Problem description:
Write the data below out exactly as it stands. Do not include the pictures.

Information supplied:
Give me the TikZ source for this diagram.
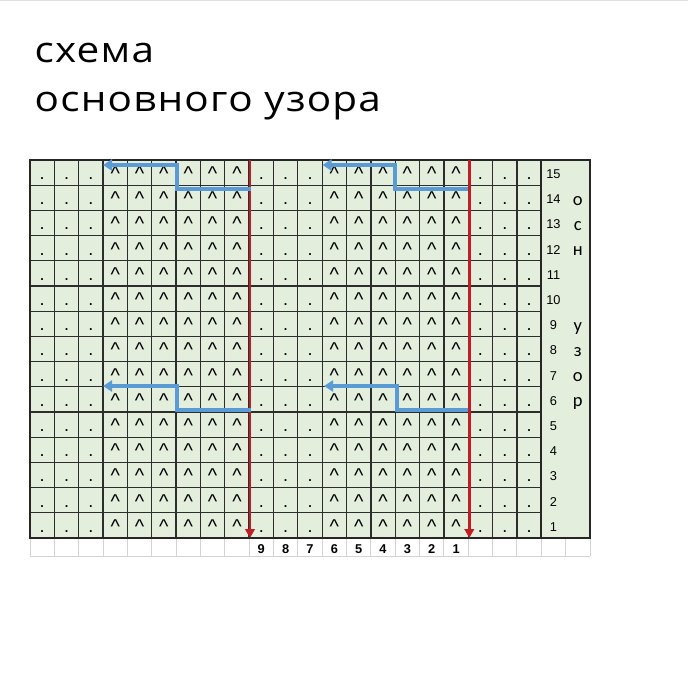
\documentclass[tikz,border=0pt]{standalone}
\usepackage{fontspec}
\setmainfont{Liberation Sans}
\newfontfamily\titlefont[LetterSpace=3]{Open Sans}
\newfontfamily\numfont{Liberation Sans}
\newfontfamily\letterfont{Carlito}
\usetikzlibrary{arrows.meta}
\definecolor{cellgreen}{RGB}{228,238,220}
\definecolor{gridline}{RGB}{45,45,45}
\definecolor{redline}{RGB}{192,30,36}
\definecolor{blueline}{RGB}{91,155,213}
\definecolor{lightgrid}{RGB}{212,212,212}
\tikzset{
  gridthin/.style={draw=gridline, line width=1.3pt},
  gridthick/.style={draw=black!85, line width=2pt},
  lightline/.style={draw=lightgrid, line width=1pt},
  dotmark/.style={inner sep=0pt, anchor=base, font=\fontsize{18}{18}\selectfont},
  caretmark/.style={inner sep=0pt, anchor=base, font=\fontsize{20}{20}\selectfont},
  rownum/.style={inner sep=0pt, anchor=center, font=\numfont\fontsize{12.8}{13}\selectfont},
  colnum/.style={inner sep=0pt, anchor=center, font=\numfont\bfseries\fontsize{12.8}{13}\selectfont},
  sideletter/.style={inner sep=0pt, anchor=base, font=\letterfont\fontsize{18.5}{18.5}\selectfont},
  titletext/.style={inner sep=0pt, anchor=base west, font=\titlefont\fontsize{35.5}{38}\selectfont},
  redarrow/.style={draw=redline, line width=2.8pt, -{Triangle[length=9pt,width=9.5pt]}},
  bluearrow/.style={draw=blueline, line width=4pt, line join=miter, -{Triangle[length=9pt,width=11pt]}},
}
\begin{document}
\begin{tikzpicture}[x=1pt,y=-1pt]
\useasboundingbox (0,0) rectangle (688,690);
\fill[white] (0,0) rectangle (688,690);
\draw[gray!25, line width=1.5pt] (0,0.75) -- (688,0.75);

\def\cw{24.3478}
\def\rh{25.2}

% title
\node[titletext] (title1) at (34.5,62.5) {\scalebox{1.14}[1]{схема}};
\node[titletext] (title2) at (34.5,111) {\scalebox{1.14}[1]{основного узора}};

% background
\fill[cellgreen] (30,160) rectangle (590,538);

% grid lines
\foreach \c in {1,...,20} {
  \draw[gridthin] ({30+\c*\cw},160) -- ({30+\c*\cw},538);
}
\foreach \r in {1,...,14} {
  \draw[gridthin] (30,{160+\r*\rh}) -- ({30+21*\cw},{160+\r*\rh});
}
\draw[gridthick] (30,160) rectangle (590,538);
\draw[gridthick] ({30+21*\cw},160) -- ({30+21*\cw},538);

% bottom number row
\foreach \c in {0,...,23} {
  \draw[lightline] ({30+\c*\cw},539) -- ({30+\c*\cw},556);
}
\draw[lightline] (30,556) -- (590,556);

% cell contents
\foreach \r in {0,...,14} {
  \foreach \c in {0,1,2,9,10,11,18,19,20} {
    \node[dotmark] (d-\r-\c) at ({30+(\c+0.5)*\cw},{160+\r*\rh+19.4}) {.};
  }
  \foreach \c in {3,4,5,6,7,8,12,13,14,15,16,17} {
    \node[caretmark] (k-\r-\c) at ({30+(\c+0.5)*\cw},{160+\r*\rh+20.5}) {\textasciicircum};
  }
  \pgfmathtruncatemacro{\num}{15-\r}
  \node[rownum] (n-\r) at ({30+21.5*\cw},{160+(\r+0.5)*\rh+1.5}) {\num};
}

% bottom numbers 9..1
\foreach \c/\t in {9/9,10/8,11/7,12/6,13/5,14/4,15/3,16/2,17/1} {
  \node[colnum] (b-\t) at ({30+(\c+0.5)*\cw},549) {\t};
}

% side letters
\foreach \r/\t in {1/о,2/с,3/н,6/у,7/з,8/о,9/р} {
  \node[sideletter] (s-\r) at ({30+22.5*\cw},{160+(\r+0.5)*\rh+7.3}) {\t};
}

% red arrows
\coordinate (r1a) at (250,160);
\coordinate (r1b) at (250,538);
\coordinate (r2a) at (469.3,160);
\coordinate (r2b) at (469.3,538);
\draw[redarrow] (r1a) -- (r1b);
\draw[redarrow] (r2a) -- (r2b);

% blue arrows
\coordinate (a1s) at (251,189);
\coordinate (a1c) at (176.8,189);
\coordinate (a1d) at (176.8,165);
\coordinate (a1e) at (103,165);
\draw[bluearrow] (a1s) -- (a1c) -- (a1d) -- (a1e);

\coordinate (a2s) at (467.5,189);
\coordinate (a2c) at (394.5,189);
\coordinate (a2d) at (394.5,165);
\coordinate (a2e) at (322.5,165);
\draw[bluearrow] (a2s) -- (a2c) -- (a2d) -- (a2e);

\coordinate (a3s) at (251,409.5);
\coordinate (a3c) at (176.8,409.5);
\coordinate (a3d) at (176.8,386);
\coordinate (a3e) at (103,386);
\draw[bluearrow] (a3s) -- (a3c) -- (a3d) -- (a3e);

\coordinate (a4s) at (468,409.5);
\coordinate (a4c) at (396.5,409.5);
\coordinate (a4d) at (396.5,386);
\coordinate (a4e) at (324,386);
\draw[bluearrow] (a4s) -- (a4c) -- (a4d) -- (a4e);
\end{tikzpicture}
\end{document}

Task response:
Give me the TikZ source for this diagram.
\documentclass[tikz,border=0pt]{standalone}
\usepackage{fontspec}
\setmainfont{Liberation Sans}
\newfontfamily\titlefont[LetterSpace=3]{Open Sans}
\newfontfamily\numfont{Liberation Sans}
\newfontfamily\letterfont{Carlito}
\usetikzlibrary{arrows.meta}
\definecolor{cellgreen}{RGB}{228,238,220}
\definecolor{gridline}{RGB}{45,45,45}
\definecolor{redline}{RGB}{192,30,36}
\definecolor{blueline}{RGB}{91,155,213}
\definecolor{lightgrid}{RGB}{212,212,212}
\tikzset{
  gridthin/.style={draw=gridline, line width=1.3pt},
  gridthick/.style={draw=black!85, line width=2pt},
  lightline/.style={draw=lightgrid, line width=1pt},
  dotmark/.style={inner sep=0pt, anchor=base, font=\fontsize{18}{18}\selectfont},
  caretmark/.style={inner sep=0pt, anchor=base, font=\fontsize{20}{20}\selectfont},
  rownum/.style={inner sep=0pt, anchor=center, font=\numfont\fontsize{12.8}{13}\selectfont},
  colnum/.style={inner sep=0pt, anchor=center, font=\numfont\bfseries\fontsize{12.8}{13}\selectfont},
  sideletter/.style={inner sep=0pt, anchor=base, font=\letterfont\fontsize{18.5}{18.5}\selectfont},
  titletext/.style={inner sep=0pt, anchor=base west, font=\titlefont\fontsize{35.5}{38}\selectfont},
  redarrow/.style={draw=redline, line width=2.8pt, -{Triangle[length=9pt,width=9.5pt]}},
  bluearrow/.style={draw=blueline, line width=4pt, line join=miter, -{Triangle[length=9pt,width=11pt]}},
}
\begin{document}
\begin{tikzpicture}[x=1pt,y=-1pt]
\useasboundingbox (0,0) rectangle (688,690);
\fill[white] (0,0) rectangle (688,690);
\draw[gray!25, line width=1.5pt] (0,0.75) -- (688,0.75);

\def\cw{24.3478}
\def\rh{25.2}

% title
\node[titletext] (title1) at (34.5,62.5) {\scalebox{1.14}[1]{схема}};
\node[titletext] (title2) at (34.5,111) {\scalebox{1.14}[1]{основного узора}};

% background
\fill[cellgreen] (30,160) rectangle (590,538);

% grid lines
\foreach \c in {1,...,20} {
  \draw[gridthin] ({30+\c*\cw},160) -- ({30+\c*\cw},538);
}
\foreach \r in {1,...,14} {
  \draw[gridthin] (30,{160+\r*\rh}) -- ({30+21*\cw},{160+\r*\rh});
}
\draw[gridthick] (30,160) rectangle (590,538);
\draw[gridthick] ({30+21*\cw},160) -- ({30+21*\cw},538);

% bottom number row
\foreach \c in {0,...,23} {
  \draw[lightline] ({30+\c*\cw},539) -- ({30+\c*\cw},556);
}
\draw[lightline] (30,556) -- (590,556);

% cell contents
\foreach \r in {0,...,14} {
  \foreach \c in {0,1,2,9,10,11,18,19,20} {
    \node[dotmark] (d-\r-\c) at ({30+(\c+0.5)*\cw},{160+\r*\rh+19.4}) {.};
  }
  \foreach \c in {3,4,5,6,7,8,12,13,14,15,16,17} {
    \node[caretmark] (k-\r-\c) at ({30+(\c+0.5)*\cw},{160+\r*\rh+20.5}) {\textasciicircum};
  }
  \pgfmathtruncatemacro{\num}{15-\r}
  \node[rownum] (n-\r) at ({30+21.5*\cw},{160+(\r+0.5)*\rh+1.5}) {\num};
}

% bottom numbers 9..1
\foreach \c/\t in {9/9,10/8,11/7,12/6,13/5,14/4,15/3,16/2,17/1} {
  \node[colnum] (b-\t) at ({30+(\c+0.5)*\cw},549) {\t};
}

% side letters
\foreach \r/\t in {1/о,2/с,3/н,6/у,7/з,8/о,9/р} {
  \node[sideletter] (s-\r) at ({30+22.5*\cw},{160+(\r+0.5)*\rh+7.3}) {\t};
}

% red arrows
\coordinate (r1a) at (250,160);
\coordinate (r1b) at (250,538);
\coordinate (r2a) at (469.3,160);
\coordinate (r2b) at (469.3,538);
\draw[redarrow] (r1a) -- (r1b);
\draw[redarrow] (r2a) -- (r2b);

% blue arrows
\coordinate (a1s) at (251,189);
\coordinate (a1c) at (176.8,189);
\coordinate (a1d) at (176.8,165);
\coordinate (a1e) at (103,165);
\draw[bluearrow] (a1s) -- (a1c) -- (a1d) -- (a1e);

\coordinate (a2s) at (467.5,189);
\coordinate (a2c) at (394.5,189);
\coordinate (a2d) at (394.5,165);
\coordinate (a2e) at (322.5,165);
\draw[bluearrow] (a2s) -- (a2c) -- (a2d) -- (a2e);

\coordinate (a3s) at (251,409.5);
\coordinate (a3c) at (176.8,409.5);
\coordinate (a3d) at (176.8,386);
\coordinate (a3e) at (103,386);
\draw[bluearrow] (a3s) -- (a3c) -- (a3d) -- (a3e);

\coordinate (a4s) at (468,409.5);
\coordinate (a4c) at (396.5,409.5);
\coordinate (a4d) at (396.5,386);
\coordinate (a4e) at (324,386);
\draw[bluearrow] (a4s) -- (a4c) -- (a4d) -- (a4e);
\end{tikzpicture}
\end{document}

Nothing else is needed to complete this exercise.